───── TASK INPUTS

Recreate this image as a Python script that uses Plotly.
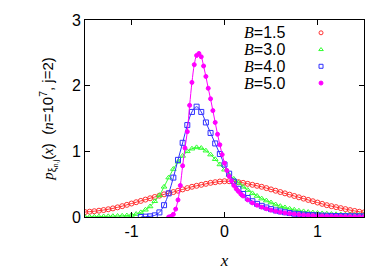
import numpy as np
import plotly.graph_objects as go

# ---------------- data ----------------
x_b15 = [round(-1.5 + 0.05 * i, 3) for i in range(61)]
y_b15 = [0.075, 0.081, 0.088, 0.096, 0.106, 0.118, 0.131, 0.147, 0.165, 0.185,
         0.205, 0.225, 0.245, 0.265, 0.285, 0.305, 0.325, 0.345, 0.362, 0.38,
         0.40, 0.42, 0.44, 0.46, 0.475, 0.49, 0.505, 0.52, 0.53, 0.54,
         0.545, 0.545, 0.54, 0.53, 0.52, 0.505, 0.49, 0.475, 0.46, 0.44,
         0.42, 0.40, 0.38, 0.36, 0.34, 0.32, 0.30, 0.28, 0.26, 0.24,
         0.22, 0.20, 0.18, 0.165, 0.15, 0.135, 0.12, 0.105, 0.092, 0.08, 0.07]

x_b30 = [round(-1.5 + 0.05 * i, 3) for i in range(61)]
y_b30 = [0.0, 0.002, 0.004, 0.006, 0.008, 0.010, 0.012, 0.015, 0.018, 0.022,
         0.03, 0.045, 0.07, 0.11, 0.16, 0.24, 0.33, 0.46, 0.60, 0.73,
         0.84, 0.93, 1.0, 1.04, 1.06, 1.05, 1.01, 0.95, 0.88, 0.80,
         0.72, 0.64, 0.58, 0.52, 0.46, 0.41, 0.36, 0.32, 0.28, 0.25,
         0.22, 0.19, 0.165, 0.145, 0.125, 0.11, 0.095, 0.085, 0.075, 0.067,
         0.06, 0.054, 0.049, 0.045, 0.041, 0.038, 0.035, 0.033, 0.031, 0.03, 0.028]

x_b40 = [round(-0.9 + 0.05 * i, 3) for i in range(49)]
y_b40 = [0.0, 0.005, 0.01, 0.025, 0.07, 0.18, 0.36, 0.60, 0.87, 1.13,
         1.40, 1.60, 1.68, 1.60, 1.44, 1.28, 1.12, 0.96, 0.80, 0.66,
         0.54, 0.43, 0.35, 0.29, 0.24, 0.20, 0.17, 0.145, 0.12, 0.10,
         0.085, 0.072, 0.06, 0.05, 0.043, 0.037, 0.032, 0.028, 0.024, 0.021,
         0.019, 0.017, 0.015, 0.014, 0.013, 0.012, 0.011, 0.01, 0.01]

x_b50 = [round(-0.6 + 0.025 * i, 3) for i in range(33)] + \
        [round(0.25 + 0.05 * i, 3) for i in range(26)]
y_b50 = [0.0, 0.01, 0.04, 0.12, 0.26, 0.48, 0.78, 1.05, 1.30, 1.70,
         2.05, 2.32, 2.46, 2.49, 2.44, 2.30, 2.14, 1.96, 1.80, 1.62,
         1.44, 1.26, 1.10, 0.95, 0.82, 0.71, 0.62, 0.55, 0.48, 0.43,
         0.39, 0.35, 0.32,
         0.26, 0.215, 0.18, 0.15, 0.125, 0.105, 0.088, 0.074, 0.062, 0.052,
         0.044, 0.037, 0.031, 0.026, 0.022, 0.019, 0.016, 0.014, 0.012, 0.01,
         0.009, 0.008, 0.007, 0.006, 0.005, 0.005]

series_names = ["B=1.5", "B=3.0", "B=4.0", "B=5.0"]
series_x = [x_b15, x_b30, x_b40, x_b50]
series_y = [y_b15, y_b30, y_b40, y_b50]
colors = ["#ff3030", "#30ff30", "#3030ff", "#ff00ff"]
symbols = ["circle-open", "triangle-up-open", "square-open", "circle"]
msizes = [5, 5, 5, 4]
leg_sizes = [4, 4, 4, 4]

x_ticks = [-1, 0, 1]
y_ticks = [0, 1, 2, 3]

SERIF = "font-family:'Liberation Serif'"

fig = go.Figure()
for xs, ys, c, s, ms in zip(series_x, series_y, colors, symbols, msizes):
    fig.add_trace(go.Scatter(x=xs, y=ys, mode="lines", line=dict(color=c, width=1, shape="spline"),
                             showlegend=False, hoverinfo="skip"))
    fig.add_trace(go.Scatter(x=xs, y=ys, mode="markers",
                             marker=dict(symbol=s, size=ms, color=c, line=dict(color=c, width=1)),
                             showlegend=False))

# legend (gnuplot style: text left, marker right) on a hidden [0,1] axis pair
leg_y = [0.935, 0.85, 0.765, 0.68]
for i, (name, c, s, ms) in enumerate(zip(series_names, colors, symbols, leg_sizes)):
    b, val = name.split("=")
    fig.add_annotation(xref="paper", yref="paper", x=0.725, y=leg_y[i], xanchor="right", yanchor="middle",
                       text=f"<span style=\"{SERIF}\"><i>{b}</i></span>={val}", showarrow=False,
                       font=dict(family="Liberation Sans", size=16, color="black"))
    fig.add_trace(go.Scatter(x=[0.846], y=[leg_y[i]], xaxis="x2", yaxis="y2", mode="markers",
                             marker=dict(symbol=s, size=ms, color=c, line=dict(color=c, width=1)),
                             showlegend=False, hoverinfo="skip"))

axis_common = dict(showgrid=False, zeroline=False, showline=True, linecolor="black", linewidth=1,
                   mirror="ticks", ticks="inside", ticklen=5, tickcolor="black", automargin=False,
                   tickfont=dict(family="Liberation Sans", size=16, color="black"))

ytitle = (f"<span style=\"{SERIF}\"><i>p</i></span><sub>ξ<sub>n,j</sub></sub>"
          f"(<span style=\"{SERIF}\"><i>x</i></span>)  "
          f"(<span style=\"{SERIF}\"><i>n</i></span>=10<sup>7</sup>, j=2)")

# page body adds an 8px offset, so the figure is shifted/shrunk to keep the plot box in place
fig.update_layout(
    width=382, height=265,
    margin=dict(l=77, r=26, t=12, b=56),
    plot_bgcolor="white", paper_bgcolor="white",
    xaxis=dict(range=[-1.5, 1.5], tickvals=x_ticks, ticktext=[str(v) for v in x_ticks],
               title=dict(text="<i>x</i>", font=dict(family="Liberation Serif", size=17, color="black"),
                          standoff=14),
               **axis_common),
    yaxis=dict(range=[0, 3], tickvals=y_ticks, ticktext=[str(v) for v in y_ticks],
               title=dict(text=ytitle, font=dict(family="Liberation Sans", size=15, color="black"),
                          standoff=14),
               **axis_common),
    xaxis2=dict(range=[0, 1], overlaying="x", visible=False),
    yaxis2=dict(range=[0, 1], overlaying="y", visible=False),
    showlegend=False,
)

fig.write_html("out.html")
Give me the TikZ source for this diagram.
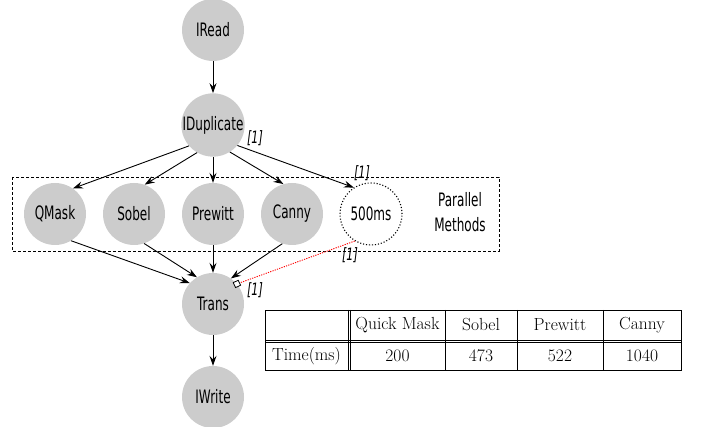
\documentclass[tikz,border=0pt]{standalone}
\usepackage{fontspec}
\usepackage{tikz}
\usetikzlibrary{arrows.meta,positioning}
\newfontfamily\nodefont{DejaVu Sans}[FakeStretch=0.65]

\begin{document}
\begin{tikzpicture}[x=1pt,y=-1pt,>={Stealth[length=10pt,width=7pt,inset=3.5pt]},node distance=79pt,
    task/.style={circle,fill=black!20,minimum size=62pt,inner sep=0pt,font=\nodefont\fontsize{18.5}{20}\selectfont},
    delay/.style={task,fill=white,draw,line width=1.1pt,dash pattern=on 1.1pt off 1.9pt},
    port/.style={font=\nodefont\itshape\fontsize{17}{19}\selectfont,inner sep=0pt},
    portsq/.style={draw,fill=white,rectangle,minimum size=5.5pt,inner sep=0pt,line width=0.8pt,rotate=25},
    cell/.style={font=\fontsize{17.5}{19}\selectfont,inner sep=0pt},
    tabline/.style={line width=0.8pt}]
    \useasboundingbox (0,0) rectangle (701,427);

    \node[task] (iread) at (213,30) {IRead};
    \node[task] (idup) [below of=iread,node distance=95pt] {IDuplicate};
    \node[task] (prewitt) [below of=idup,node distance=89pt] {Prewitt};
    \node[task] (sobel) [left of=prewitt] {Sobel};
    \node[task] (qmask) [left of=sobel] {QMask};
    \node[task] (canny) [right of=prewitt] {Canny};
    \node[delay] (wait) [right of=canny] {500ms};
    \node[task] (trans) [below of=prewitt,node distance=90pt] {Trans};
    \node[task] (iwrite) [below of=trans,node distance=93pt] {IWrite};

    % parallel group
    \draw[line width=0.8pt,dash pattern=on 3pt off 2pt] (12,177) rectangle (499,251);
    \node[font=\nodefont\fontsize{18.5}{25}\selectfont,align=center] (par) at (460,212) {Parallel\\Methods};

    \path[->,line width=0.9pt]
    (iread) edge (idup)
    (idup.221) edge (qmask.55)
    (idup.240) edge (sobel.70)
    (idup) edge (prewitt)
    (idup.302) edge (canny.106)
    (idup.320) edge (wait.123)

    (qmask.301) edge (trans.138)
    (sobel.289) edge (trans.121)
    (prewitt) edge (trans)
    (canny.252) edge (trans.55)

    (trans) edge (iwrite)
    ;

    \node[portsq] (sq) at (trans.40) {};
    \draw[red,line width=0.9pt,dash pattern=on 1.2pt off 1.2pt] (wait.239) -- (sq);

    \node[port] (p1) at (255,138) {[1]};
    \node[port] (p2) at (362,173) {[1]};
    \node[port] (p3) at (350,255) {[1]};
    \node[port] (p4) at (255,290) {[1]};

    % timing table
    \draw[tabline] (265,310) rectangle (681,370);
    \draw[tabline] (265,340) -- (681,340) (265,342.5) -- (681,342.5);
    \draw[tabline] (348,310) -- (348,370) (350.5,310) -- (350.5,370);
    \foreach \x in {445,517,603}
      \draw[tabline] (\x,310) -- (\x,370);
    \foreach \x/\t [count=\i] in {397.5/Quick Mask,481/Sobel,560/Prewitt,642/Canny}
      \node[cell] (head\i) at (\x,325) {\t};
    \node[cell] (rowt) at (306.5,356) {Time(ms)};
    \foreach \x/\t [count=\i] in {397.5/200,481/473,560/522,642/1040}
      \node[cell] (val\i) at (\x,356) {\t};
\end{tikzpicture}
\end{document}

──────────

TASK DETAILS
Reproduce exactly the lines above starting at the line containing "Give me the TikZ source for this diagram." and ending at the line containing "(wait.239) -- (sq);", including both, but not the pictures.

RESPONSE TO THE TASK
Give me the TikZ source for this diagram.
\documentclass[tikz,border=0pt]{standalone}
\usepackage{fontspec}
\usepackage{tikz}
\usetikzlibrary{arrows.meta,positioning}
\newfontfamily\nodefont{DejaVu Sans}[FakeStretch=0.65]

\begin{document}
\begin{tikzpicture}[x=1pt,y=-1pt,>={Stealth[length=10pt,width=7pt,inset=3.5pt]},node distance=79pt,
    task/.style={circle,fill=black!20,minimum size=62pt,inner sep=0pt,font=\nodefont\fontsize{18.5}{20}\selectfont},
    delay/.style={task,fill=white,draw,line width=1.1pt,dash pattern=on 1.1pt off 1.9pt},
    port/.style={font=\nodefont\itshape\fontsize{17}{19}\selectfont,inner sep=0pt},
    portsq/.style={draw,fill=white,rectangle,minimum size=5.5pt,inner sep=0pt,line width=0.8pt,rotate=25},
    cell/.style={font=\fontsize{17.5}{19}\selectfont,inner sep=0pt},
    tabline/.style={line width=0.8pt}]
    \useasboundingbox (0,0) rectangle (701,427);

    \node[task] (iread) at (213,30) {IRead};
    \node[task] (idup) [below of=iread,node distance=95pt] {IDuplicate};
    \node[task] (prewitt) [below of=idup,node distance=89pt] {Prewitt};
    \node[task] (sobel) [left of=prewitt] {Sobel};
    \node[task] (qmask) [left of=sobel] {QMask};
    \node[task] (canny) [right of=prewitt] {Canny};
    \node[delay] (wait) [right of=canny] {500ms};
    \node[task] (trans) [below of=prewitt,node distance=90pt] {Trans};
    \node[task] (iwrite) [below of=trans,node distance=93pt] {IWrite};

    % parallel group
    \draw[line width=0.8pt,dash pattern=on 3pt off 2pt] (12,177) rectangle (499,251);
    \node[font=\nodefont\fontsize{18.5}{25}\selectfont,align=center] (par) at (460,212) {Parallel\\Methods};

    \path[->,line width=0.9pt]
    (iread) edge (idup)
    (idup.221) edge (qmask.55)
    (idup.240) edge (sobel.70)
    (idup) edge (prewitt)
    (idup.302) edge (canny.106)
    (idup.320) edge (wait.123)

    (qmask.301) edge (trans.138)
    (sobel.289) edge (trans.121)
    (prewitt) edge (trans)
    (canny.252) edge (trans.55)

    (trans) edge (iwrite)
    ;

    \node[portsq] (sq) at (trans.40) {};
    \draw[red,line width=0.9pt,dash pattern=on 1.2pt off 1.2pt] (wait.239) -- (sq);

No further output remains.